◆ **Exercise aim**:
Using the data beneath, show every line that includes the word "this".

◆ **Extracted entries**:
BEGIN

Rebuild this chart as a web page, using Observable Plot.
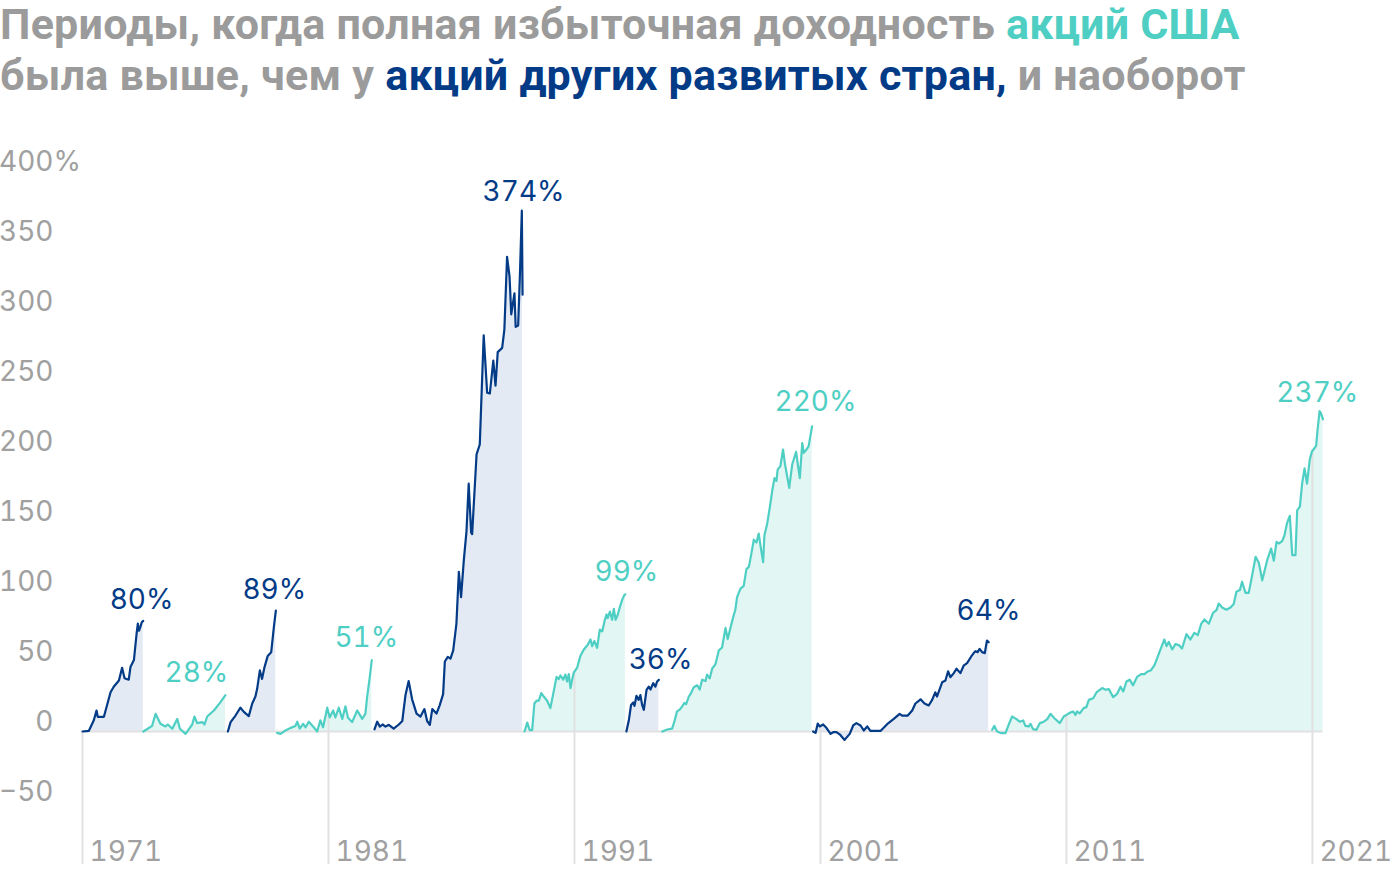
<!DOCTYPE html>
<html>
<head>
<meta charset="utf-8">
<script src="https://cdn.jsdelivr.net/npm/d3@7"></script>
<script src="https://cdn.jsdelivr.net/npm/@observablehq/plot@0.6"></script>
<style>
  html, body { margin: 0; padding: 0; background: #fff; width: 1400px; height: 872px; overflow: hidden; }
  #title { position: absolute; left: 0; top: -1px; font-family: Roboto, "Noto Sans", sans-serif; font-weight: 700; font-size: 43px; letter-spacing: 0.25px; line-height: 51px; color: #9b9b9b; white-space: nowrap; }
  #title .us { color: #4fcfc4; }
  #title .dev { color: #033b87; }
  #chart { position: absolute; left: 0; top: 110px; }
  #chart svg text { font-variant-numeric: tabular-nums; font-feature-settings: "tnum" 1; }
</style>
</head>
<body>
<div id="title">Периоды, когда полная избыточная доходность <span class="us">акций США</span><br>была выше, чем у <span class="dev">акций других развитых стран,</span> и наоборот</div>
<div id="chart"></div>
<script>
// ---- data: [year, excess return %] per period ----
const period1 = [[1971.00,0],[1971.26,0.5],[1971.46,8],[1971.57,15],[1971.62,10.5],[1971.87,10.5],[1972.14,28],[1972.27,32],[1972.48,36.4],[1972.61,45.5],[1972.71,38],[1972.88,37],[1972.95,46],[1973.09,51],[1973.20,70],[1973.25,77],[1973.30,72],[1973.36,75],[1973.41,78],[1973.47,79]];
const period2 = [[1973.47,0],[1973.65,2],[1973.83,4],[1973.97,12.6],[1974.17,5.5],[1974.37,3.6],[1974.47,5],[1974.65,2],[1974.85,9],[1974.96,2],[1975.19,-1.7],[1975.46,5],[1975.55,10.7],[1975.66,6],[1975.87,6.7],[1975.96,5],[1976.07,10.7],[1976.34,15],[1976.61,21],[1976.81,26]];
const period3 = [[1976.91,0],[1977.02,6.7],[1977.22,11.4],[1977.42,17],[1977.56,14],[1977.76,11],[1977.90,20],[1978.03,25],[1978.10,30.5],[1978.21,43.6],[1978.30,37.6],[1978.40,46],[1978.53,54],[1978.67,56.6],[1978.78,74.5],[1978.86,86.4]];
const period4 = [[1978.91,-1],[1979.05,-1.7],[1979.25,0.7],[1979.46,2.6],[1979.66,4],[1979.73,7],[1979.83,2],[1979.97,5.5],[1980.07,3],[1980.20,7],[1980.40,3],[1980.54,0],[1980.67,8],[1980.78,3],[1980.95,17],[1981.05,10],[1981.19,15],[1981.28,10],[1981.42,17],[1981.56,9],[1981.69,18],[1981.79,10],[1981.96,6.7],[1982.17,15],[1982.37,9],[1982.50,12.6],[1982.57,24.5],[1982.68,39],[1982.76,51]];
const period5 = [[1982.87,1.6],[1982.98,7],[1983.09,3.5],[1983.20,5],[1983.32,3.5],[1983.45,4.8],[1983.65,2],[1983.86,5],[1984.00,7.5],[1984.13,26],[1984.26,36],[1984.40,23],[1984.58,12.8],[1984.74,10.7],[1984.90,16],[1985.01,7.5],[1985.12,4.8],[1985.22,16],[1985.39,12.8],[1985.52,18.7],[1985.66,26.7],[1985.73,50],[1985.85,53.3],[1985.96,52],[1986.07,58],[1986.20,76.8],[1986.30,114],[1986.39,96],[1986.50,122],[1986.61,143],[1986.70,177],[1986.80,142],[1986.84,141],[1987.02,198],[1987.15,205],[1987.31,283],[1987.45,242],[1987.56,241.5],[1987.70,265],[1987.79,247],[1987.88,271],[1988.06,274],[1988.15,287],[1988.26,339],[1988.36,325],[1988.43,298],[1988.56,313],[1988.61,289],[1988.71,290],[1988.78,325],[1988.86,372],[1988.89,312]];
const period6 = [[1988.97,0],[1989.08,6.4],[1989.18,1],[1989.28,1],[1989.37,20],[1989.46,22],[1989.55,22],[1989.65,27.4],[1989.75,25],[1989.89,22],[1990.02,16.7],[1990.16,29],[1990.27,39],[1990.36,37.4],[1990.43,40],[1990.54,37],[1990.63,40.7],[1990.70,35.7],[1990.77,41],[1990.84,31],[1990.91,37.4],[1990.97,42],[1991.11,45.7],[1991.24,54],[1991.38,58.6],[1991.54,62],[1991.65,65.7],[1991.72,61],[1991.81,64.6],[1991.92,59.8],[1992.03,72.8],[1992.13,71.6],[1992.22,78.8],[1992.30,83.6],[1992.35,81],[1992.44,85.7],[1992.53,79.8],[1992.60,87.6],[1992.67,79.8],[1992.76,83.4],[1992.84,88.6],[1992.94,94],[1993.03,97.6],[1993.07,98]];
const period7 = [[1993.11,0],[1993.21,8],[1993.30,19],[1993.39,20.7],[1993.44,18.3],[1993.52,25.5],[1993.61,22.6],[1993.68,26],[1993.75,19],[1993.82,15.5],[1993.93,29.8],[1994.02,32],[1994.09,30],[1994.20,34.5],[1994.29,32],[1994.36,35.7],[1994.43,36.9]];
const period8 = [[1994.57,0],[1994.77,1.4],[1994.97,2],[1995.07,7.6],[1995.17,14.4],[1995.28,15.6],[1995.38,18],[1995.47,20.4],[1995.54,19.6],[1995.65,25],[1995.74,27.4],[1995.85,31.6],[1995.99,33],[1996.09,30],[1996.19,37],[1996.33,36],[1996.39,40.7],[1996.50,38],[1996.60,45],[1996.73,48],[1996.87,58],[1997.00,60],[1997.14,74],[1997.23,66],[1997.34,74],[1997.45,81.6],[1997.54,87],[1997.61,96],[1997.75,102],[1997.88,104],[1997.99,116],[1998.09,117.6],[1998.18,126],[1998.29,137],[1998.40,135],[1998.49,141.4],[1998.59,129.5],[1998.67,121],[1998.72,140],[1998.83,148],[1998.94,160],[1999.04,172],[1999.13,181],[1999.21,179],[1999.26,187],[1999.37,189.5],[1999.48,201.4],[1999.56,190.7],[1999.65,182],[1999.73,174],[1999.85,190.7],[2000.01,199.8],[2000.08,190.7],[2000.16,181],[2000.26,206],[2000.32,199],[2000.43,201.4],[2000.52,203.8],[2000.66,218]];
const period9 = [[2000.70,0],[2000.80,-1],[2000.89,5.7],[2000.97,3.6],[2001.11,5],[2001.24,2.6],[2001.41,-1.7],[2001.52,-0.5],[2001.65,-0.5],[2001.78,-2],[2001.98,-6],[2002.19,-1.7],[2002.33,4.3],[2002.46,6],[2002.63,4.3],[2002.76,0.7],[2002.90,3.6],[2003.03,0.4],[2003.44,0.4],[2003.71,5.2],[2003.98,9],[2004.22,12.6],[2004.32,11.4],[2004.55,11.4],[2004.73,15],[2004.86,20],[2005.07,23],[2005.23,20],[2005.40,18.6],[2005.54,22.6],[2005.67,28],[2005.74,25],[2005.95,35.2],[2006.08,36.4],[2006.19,43],[2006.28,38.8],[2006.42,41.7],[2006.53,44.8],[2006.69,41.7],[2006.82,47],[2006.96,48.8],[2007.13,53.6],[2007.23,56],[2007.30,57.4],[2007.39,56.7],[2007.47,59],[2007.57,56.7],[2007.68,56],[2007.77,65],[2007.84,63.8]];
const period10 = [[2007.98,1.2],[2008.07,4],[2008.18,0],[2008.35,-1.2],[2008.52,-1.2],[2008.65,4.8],[2008.79,10.7],[2008.97,8.8],[2009.10,7],[2009.24,7.9],[2009.33,4],[2009.47,3.6],[2009.54,5.5],[2009.64,1.7],[2009.78,1.2],[2009.92,6],[2010.08,7],[2010.22,8.8],[2010.35,12.6],[2010.51,9.5],[2010.73,6],[2010.89,10.7],[2011.00,11.9],[2011.16,13.6],[2011.27,14.3],[2011.37,11.9],[2011.43,14.3],[2011.54,13],[2011.70,16.7],[2011.81,17.4],[2011.91,22.6],[2012.09,23.8],[2012.22,27.9],[2012.45,31],[2012.59,29.8],[2012.72,30.3],[2012.90,24.5],[2013.06,26.9],[2013.20,32],[2013.31,28.6],[2013.44,35.7],[2013.57,37],[2013.71,33],[2013.87,39],[2014.04,41],[2014.17,41],[2014.28,42.6],[2014.44,43.8],[2014.58,47.4],[2014.75,55.2],[2014.89,61.7],[2014.98,65.7],[2015.07,61],[2015.16,64],[2015.30,58.6],[2015.43,62.4],[2015.57,61.7],[2015.70,59.3],[2015.88,69.5],[2016.04,65.7],[2016.20,70.5],[2016.34,68.8],[2016.48,77],[2016.61,80],[2016.79,77],[2016.96,84.8],[2017.10,86.7],[2017.19,91.4],[2017.33,88.6],[2017.50,87],[2017.67,88.6],[2017.80,91],[2017.91,99.8],[2018.05,101],[2018.14,107],[2018.28,99],[2018.41,99],[2018.55,111.7],[2018.69,124.8],[2018.82,120.5],[2018.96,108],[2019.16,122.4],[2019.32,130.7],[2019.43,122],[2019.54,135.5],[2019.63,134.3],[2019.77,136],[2019.86,140],[2019.97,149],[2020.08,154],[2020.18,126],[2020.31,126],[2020.38,158],[2020.49,160.7],[2020.58,177],[2020.68,188],[2020.78,177],[2020.89,194],[2020.98,200],[2021.15,204],[2021.21,215.7],[2021.29,228.8],[2021.34,227.6],[2021.43,223]];

const periods = [period1, period2, period3, period4, period5, period6, period7, period8, period9, period10];
const periodLeader = ["dev", "us", "dev", "us", "dev", "us", "dev", "us", "dev", "us"];
const peakLabels = ["80%", "28%", "89%", "51%", "374%", "99%", "36%", "220%", "64%", "237%"];
const labelYear  = [1973.40, 1975.63, 1978.80, 1982.54, 1988.93, 1993.11, 1994.50, 2000.80, 2007.83, 2021.20];
const labelValue = [93.6, 42, 100.7, 67, 385, 113.6, 50.7, 235, 85.7, 242];
const yTicks = [-50, 0, 50, 100, 150, 200, 250, 300, 350, 400];
const xTicks = [1971, 1981, 1991, 2001, 2011, 2021];

// ---- styling ----
const COLORS = { dev: "#033b87", us: "#4fcfc4" };
const FILLS = { dev: "#e4eaf3", us: "#e2f6f3" };
const GRAY = "#a0a0a0";
const GRID = "#e1e1e1";

const rows = periods.flatMap((pts, i) => pts.map(([year, value]) => ({ year, value, seg: i, leader: periodLeader[i] })));
const labels = peakLabels.map((text, i) => ({ text, year: labelYear[i], value: labelValue[i], leader: periodLeader[i] }));
const sorted = rows.slice().sort((a, b) => a.year - b.year);
function valueAt(yr) {
  for (let i = 1; i < sorted.length; i++) {
    if (sorted[i].year >= yr) {
      const a = sorted[i - 1], b = sorted[i];
      const t = (yr - a.year) / (b.year - a.year || 1);
      return a.value + t * (b.value - a.value);
    }
  }
  return sorted[sorted.length - 1].value;
}
const gridRows = xTicks.map(yr => ({ year: yr, top: Math.max(0, valueAt(yr)) }));
const first = sorted[0].year, last = sorted[sorted.length - 1].year;

const marks = [];
for (const side of ["dev", "us"]) {
  marks.push(Plot.areaY(rows.filter(d => d.leader === side), { x: "year", y: "value", z: "seg", fill: FILLS[side] }));
}
marks.push(
  Plot.ruleX(gridRows, { x: "year", y1: -95, y2: "top", stroke: GRID, strokeWidth: 2 }),
  Plot.ruleY([0], { x1: first, x2: last, stroke: GRID, strokeWidth: 2 })
);
for (const side of ["dev", "us"]) {
  marks.push(Plot.lineY(rows.filter(d => d.leader === side), { x: "year", y: "value", z: "seg", stroke: COLORS[side], strokeWidth: 2.2, strokeLinejoin: "round" }));
}
marks.push(
  Plot.axisY(yTicks, { tickSize: 0, tickPadding: 29, tickFormat: d3.format("d"), fontSize: 28, fill: GRAY, dy: -9, textAnchor: "end" }),
  Plot.text(["%"], { y: [400], frameAnchor: "left", dx: -29, dy: -9, textAnchor: "start", fontSize: 28, fill: GRAY }),
  Plot.text(xTicks, { x: d => d, frameAnchor: "bottom", dx: 7, dy: -12, lineAnchor: "middle", textAnchor: "start", fontSize: 28, fill: GRAY, text: d => String(d) }),
  Plot.text(labels, { x: "year", y: "value", text: "text", fill: d => COLORS[d.leader], fontSize: 28, textAnchor: "middle", lineAnchor: "middle" })
);

const chart = Plot.plot({
  width: 1400,
  height: 762,
  marginLeft: 82,
  marginRight: 0,
  marginTop: 61,
  marginBottom: 8,
  x: { domain: [1971, 2024.58], axis: null },
  y: { domain: [-95, 400], axis: null },
  color: { type: "identity" },
  style: { fontFamily: "Inter, Roboto, sans-serif", background: "#fff", overflow: "visible" },
  marks
});
document.getElementById("chart").appendChild(chart);
</script>
</body>
</html>
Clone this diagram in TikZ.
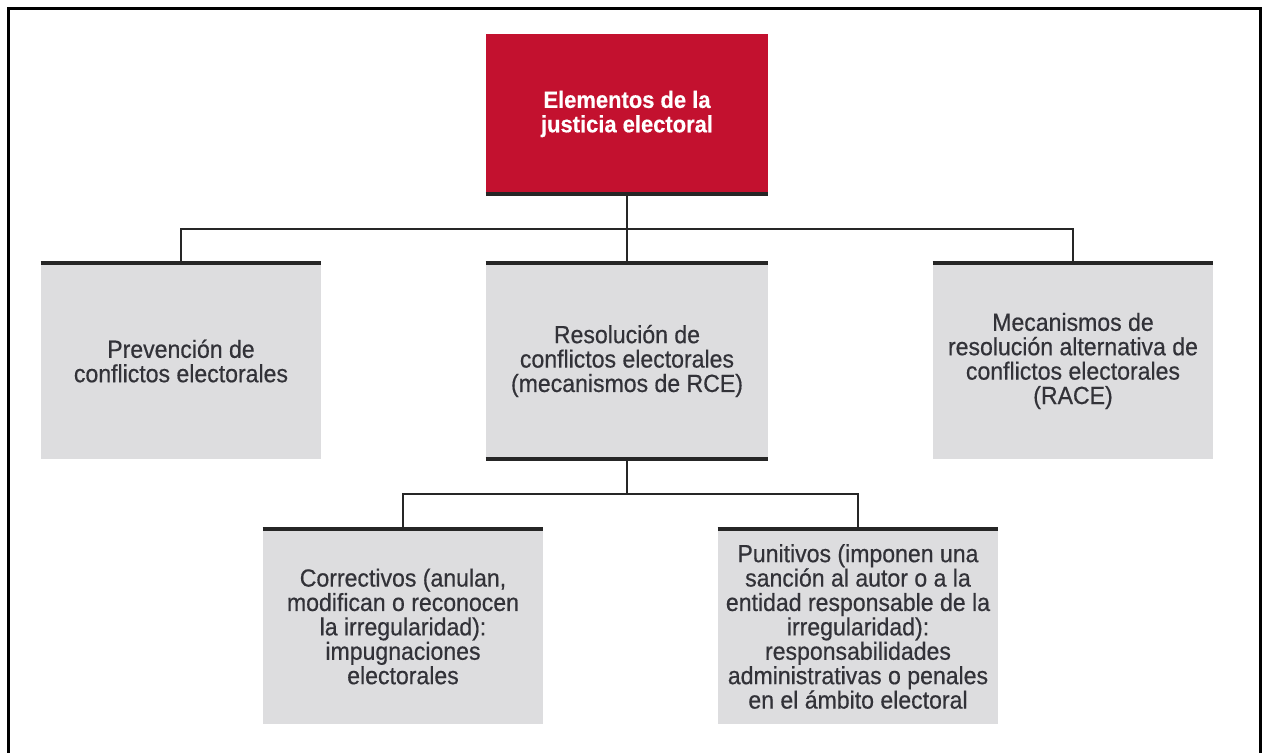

END

◆ **Task response**:
Rebuild this chart as a web page, using Observable Plot.
Clone this diagram in TikZ.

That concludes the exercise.